Other than being a bit disappointed that the newly-announced Sub 37 was missing—though I was told that's because there are simply only two prototypes currently in existence—Moog has done a fantastic job in showing the endless possibilities of their handmade designs. There's a wall of Voyagers that are connected via patchbay and an assortment of modular connections. When I arrived, a Moog representative was modestly concocting a twisting, pummeling wall of sound using just two of the available Voyagers. There's a guitar connected to a series of 50 of Moog's recent analog effect pedals, allowing visitors to create incredibly detailed sound processing that even the deepest studio would be hard pressed to replicate. Most impressively, Moog connected 10 of their mono Sub Phatty synths via midi, creating an enormous-sounding 10 voice analog synthesizer with the company's legendary depth of field.

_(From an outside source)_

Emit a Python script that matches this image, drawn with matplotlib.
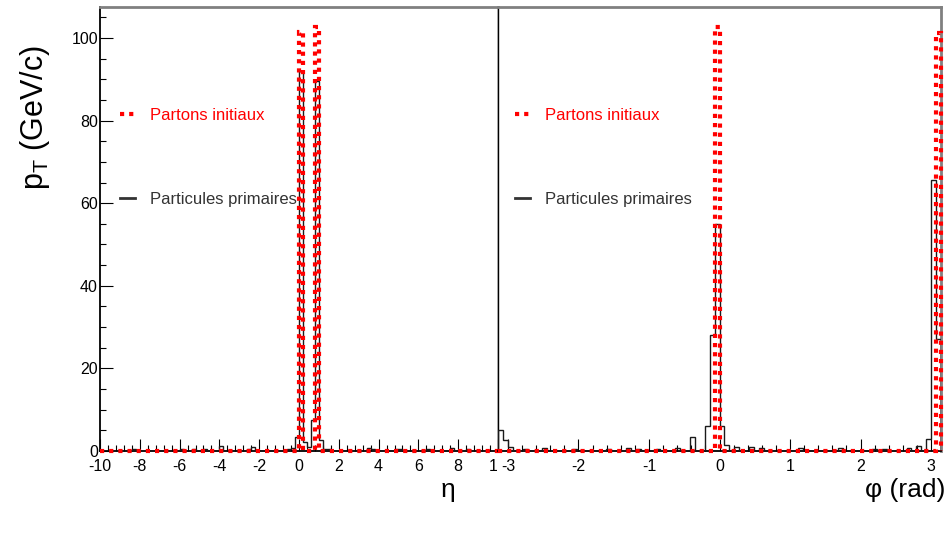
import numpy as np
import matplotlib
matplotlib.use("Agg")
import matplotlib.pyplot as plt
from matplotlib.lines import Line2D
from matplotlib.ticker import MultipleLocator, FixedLocator
from matplotlib.transforms import Bbox, TransformedBbox

plt.rcParams['font.family'] = ['Liberation Sans', 'DejaVu Sans']
plt.rcParams['mathtext.default'] = 'regular'
plt.rcParams['axes.unicode_minus'] = False

# ---------------- data ----------------
# eta histogram (bins of 0.2 from -10 to 10): non-empty bin centres and pT sums
eta_black_centers = [-8.3, -5.9, -5.3, -4.7, -3.9, -2.5, -2.3, -0.5, -0.3, -0.1,
                     0.1, 0.3, 0.5, 0.7, 0.9, 1.1, 1.3, 1.5, 3.5, 3.7,
                     4.9, 5.1, 6.5, 7.7, 8.5]
eta_black_values = [0.6, 0.5, 0.4, 0.5, 1.2, 0.6, 1.0, 0.5, 0.8, 3.4,
                    92.0, 2.2, 1.0, 7.5, 89.5, 2.7, 0.6, 0.5, 0.8, 0.6,
                    0.5, 0.5, 0.6, 0.8, 0.4]
eta_red_centers = [0.1, 0.9]
eta_red_values = [101.4, 102.7]

# phi histogram (90 bins from -pi to pi)
phi_black_centers = [-3.107, -3.037, -2.967, -2.758, -2.478, -2.059, -1.571, -1.292,
                     -1.152, -0.873, -0.593, -0.384, -0.175, -0.105, -0.035, 0.035,
                     0.105, 0.244, 0.454, 0.593, 1.152, 1.710, 2.199, 2.339,
                     2.688, 2.828, 2.967, 3.037, 3.107]
phi_black_values = [5.0, 2.6, 1.0, 0.6, 0.7, 0.5, 0.5, 0.8,
                    0.6, 0.5, 0.7, 3.5, 6.0, 28.0, 55.0, 6.0,
                    1.4, 1.0, 1.0, 0.7, 0.8, 0.8, 0.6, 0.6,
                    0.7, 1.2, 3.0, 65.6, 27.0]
phi_red_centers = [-0.035, 3.107]
phi_red_values = [102.7, 101.2]

eta_ticks = [-10, -8, -6, -4, -2, 0, 2, 4, 6, 8, 10]
phi_ticks = [-3, -2, -1, 0, 1, 2, 3]
y_ticks = [0, 20, 40, 60, 80, 100]
legend_labels = ["Partons initiaux", "Particules primaires"]

# ---------------- figure ----------------
W, H = 948, 536
fig = plt.figure(figsize=(W / 100, H / 100), dpi=100)
fig.patch.set_facecolor('white')

y0, ytop = 451, 7
axL = fig.add_axes([100 / W, (H - y0) / H, 398 / W, (y0 - ytop) / H])
axR = fig.add_axes([498 / W, (H - y0) / H, 443 / W, (y0 - ytop) / H])

eta_edges = np.linspace(-10, 10, 101)
phi_edges = np.linspace(-np.pi, np.pi, 91)

red = '#ff0000'
blk = '#1a1a1a'
red_ls = (0, (1.0, 1.2))


def draw(ax, edges, bc, bv, rc, rv):
    hb, _ = np.histogram(bc, bins=edges, weights=bv)
    hr, _ = np.histogram(rc, bins=edges, weights=rv)
    ax.stairs(hb, edges, color=blk, lw=1.0, zorder=3)
    ax.stairs(hr, edges, color=red, lw=3.0, linestyle=red_ls, zorder=4,
              clip_on=False)


draw(axL, eta_edges, eta_black_centers, eta_black_values, eta_red_centers, eta_red_values)
draw(axR, phi_edges, phi_black_centers, phi_black_values, phi_red_centers, phi_red_values)

for ax in (axL, axR):
    ax.set_ylim(0, 107.5)
    ax.spines['top'].set_color('#808080')
    ax.spines['top'].set_linewidth(2.0)
    ax.spines['bottom'].set_color('black')
    ax.spines['bottom'].set_linewidth(1.3)
    ax.tick_params(axis='x', which='both', direction='in', top=False, bottom=True,
                   color='black', width=0.8, labelsize=11.5, pad=5.5)
    ax.tick_params(axis='x', which='major', length=9)
    ax.tick_params(axis='x', which='minor', length=4.5)

axL.set_xlim(-10, 10)
axR.set_xlim(-np.pi, np.pi)

axL.spines['left'].set_color('black')
axL.spines['left'].set_linewidth(1.3)
axL.spines['right'].set_color('black')
axL.spines['right'].set_linewidth(1.0)
axR.spines['left'].set_color('black')
axR.spines['left'].set_linewidth(1.0)
axR.spines['right'].set_color('#808080')
axR.spines['right'].set_linewidth(2.0)

axL.xaxis.set_major_locator(FixedLocator(eta_ticks))
axL.xaxis.set_minor_locator(MultipleLocator(0.4))
axR.xaxis.set_major_locator(FixedLocator(phi_ticks))
axR.xaxis.set_minor_locator(MultipleLocator(0.2))

axL.yaxis.set_major_locator(FixedLocator(y_ticks))
axL.yaxis.set_minor_locator(MultipleLocator(5))
axL.tick_params(axis='y', which='both', direction='in', left=True, right=False,
                color='black', width=0.8, labelsize=11.5, pad=1.5)
axL.tick_params(axis='y', which='major', length=9)
axL.tick_params(axis='y', which='minor', length=4.5)
axR.tick_params(axis='y', which='both', left=False, right=False, labelleft=False)

# clip the left panel tick labels at the panel boundary ("10" partly hidden)
clipbox = TransformedBbox(Bbox.from_extents(0, 0, 497.5 / W, 1), fig.transFigure)
for lab in axL.get_xticklabels():
    lab.set_clip_on(True)
    lab.set_clip_box(clipbox)

# legends
for ax, x0 in ((axL, 0.050), (axR, 0.038)):
    handles = [Line2D([], [], color=red, lw=3.0, linestyle=red_ls),
               Line2D([], [], color='#333333', lw=2.0)]
    leg = ax.legend(handles, legend_labels, loc='upper left',
                    bbox_to_anchor=(x0, 0.772), frameon=False, fontsize=12,
                    handlelength=0.9, handletextpad=0.9, labelspacing=4.1,
                    borderaxespad=0, borderpad=0)
    leg.get_texts()[0].set_color(red)
    leg.get_texts()[1].set_color('#333333')

# axis titles
fig.text(35 / W, 1 - 118 / H, r'p$_{T}$ (GeV/c)', rotation=90, ha='center',
         va='center', fontsize=22)
fig.text(448 / W, 1 - 490 / H, 'η', ha='center', va='center', fontsize=19)
fig.text(945 / W, 1 - 490 / H, 'φ (rad)', ha='right', va='center', fontsize=19)

fig.savefig('out.png', dpi=100)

If getting some hands-on time with one of the world's pre-eminent collections of electronic instruments isn't enticing enough, Moog is giving visitors the chance to enter to win pairs of tickets to its upcoming Moogfest. There will also be performances throughout the installation: Tom Tom Magazine will bring Kiran Gandhi of M.I.A.'s band on March 20, while a still-unannounced date will bring Anna Barie of These Are Powers. Moog's Synthesizer Residency is free and open to the public from 11 AM to 11 PM between March 5 and March 29. It'll all be gone and packed up before you know it, whereas Netflix will always be there for you. Don't (analog) delay.